Scientists remain unsure of the origin of the Sombrero galaxy. Even though it has an unusual shape, they are finding that it isn’t unique in its kind. The Spitzer Space Telescope has helped astronomers view the infrared radiation of the cosmos. The discoveries of the Sombrero galaxy has caused them to question whether the Centaurus A galaxy, which is another galaxy close to the Milky Way may also be made up of two galaxies?
Facts about Sombrero Galaxy for Kids:
- The Sombrero galaxy is moving away from the Milky Way galaxy at a speed of 1000 km/s.
Scientists think that the nearing 2,000 globular clusters that live in the Sombrero galaxy core are a direct reason that the galaxy’s middle has such a large bulge.
- The Sombrero galaxy has the look of a Mexican hat because we are viewing it “edge-on” from Earth.
- The “hat” of the Sombrero galaxy is the dust lane which consists mainly of hydrogen gas and dust. This area holds most of the molecular cold gas in the galaxy and is the main area for the formation of stars.
- Scientists don’t think that many stars are formed in the nucleus of the Sombrero galaxy.
- The traits of the Sombrero galaxy include those of both elliptical and spiral galaxies. This is why it was so difficult for astronomers to figure out. By studying it they realized that it looked like an elliptical galaxy “swallowed” a spiral galaxy, which would not be possible because it would destroy the spiral galaxy.

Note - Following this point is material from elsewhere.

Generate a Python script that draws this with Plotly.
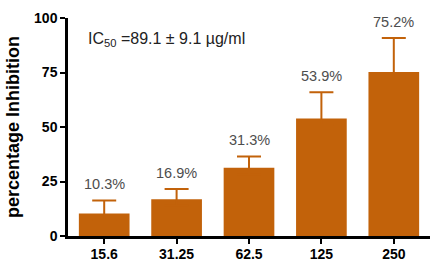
import plotly.graph_objects as go

categories = ["15.6", "31.25", "62.5", "125", "250"]
values = [10.3, 16.9, 31.3, 53.9, 75.2]
errors = [6.0, 4.7, 5.2, 12.0, 15.6]
labels = ["10.3%", "16.9%", "31.3%", "53.9%", "75.2%"]
y_ticks = [0, 25, 50, 75, 100]

bar_color = "#C2620A"
font_family = "Liberation Sans, Arial, sans-serif"

fig = go.Figure()
fig.add_trace(go.Bar(
    x=categories, y=values,
    marker=dict(color=bar_color, line=dict(width=0)),
    width=0.70,
    error_y=dict(type="data", symmetric=False, array=errors,
                 arrayminus=[min(3, v) for v in values],  # lower end hidden inside the bar
                 color=bar_color, thickness=2, width=12),
))

for i, (v, e, t) in enumerate(zip(values, errors, labels)):
    fig.add_annotation(x=i, y=v + e, xref="x", yref="y", text=t, showarrow=False,
                       yanchor="bottom", yshift=6,
                       font=dict(family=font_family, size=14.5, color="#4d4d4d"))

fig.add_annotation(xref="paper", yref="y", x=0.05, y=90, xanchor="left", yanchor="middle",
                   text="IC<sub>50</sub> =89.1 ± 9.1 µg/ml", showarrow=False,
                   font=dict(family=font_family, size=16, color="#222222"))

fig.update_layout(
    width=434, height=261,
    margin=dict(l=68, r=4, t=18, b=25, autoexpand=False),
    paper_bgcolor="white", plot_bgcolor="white",
    showlegend=False,
    font=dict(family=font_family, color="black"),
)
fig.update_xaxes(
    type="category", range=[-0.5, 4.5], automargin=False,
    showline=True, linecolor="black", linewidth=2.5,
    ticks="outside", ticklen=5, tickwidth=2, tickcolor="black",
    tickfont=dict(size=14, color="black", family=font_family),
    tickprefix="<b>", ticksuffix="</b>",
    ticklabelstandoff=-2,
    showgrid=False, zeroline=False,
)
fig.update_yaxes(
    range=[0, 100], tickvals=y_ticks, automargin=False,
    ticktext=[f"<b>{v}</b>" for v in y_ticks],
    showline=True, linecolor="black", linewidth=2.5,
    ticks="outside", ticklen=5, tickwidth=2, tickcolor="black",
    tickfont=dict(size=14, color="black", family=font_family),
    title=dict(text="<b>percentage Inhibition</b>", font=dict(size=18, color="black"), standoff=10),
    showgrid=False, zeroline=False,
)

fig.write_html("out.html",
               config={"displayModeBar": False},
               post_script="document.body.style.margin='0';document.body.style.padding='0';document.body.style.overflow='hidden';")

- Scientists had to decide “how” the Sombrero galaxy’s shape occurred other than a spiral galaxy being swallowed by an elliptical one. They speculated that around 9 billion years ago a large elliptical galaxy collected lots of gas clouds that eventually flattened out into the spiral galaxy shape.
- The Sombrero galaxy has been used in a number of television shows, movies, and comics.
- A Silver Age minor character in the Superman DC comics is named “Vartox.” He claimed that he comes from the planet Valeron which is located in the “Sombrero Hat” Galaxy.
- The 1963 television series “Outer Limits” features a black-and-white photograph of the Sombrero galaxy at the ending credit of each of the original version episodes.
- In the 1957 sci-fi feature film by Jack Arnold called “The Incredible Shrinking Man,” the last voice-over by Grant Williams includes the Sombrero Galaxy along with other images and pictures that are supposed to reflect his thoughts on his future life, comparing the infinitely small to the infinitely large.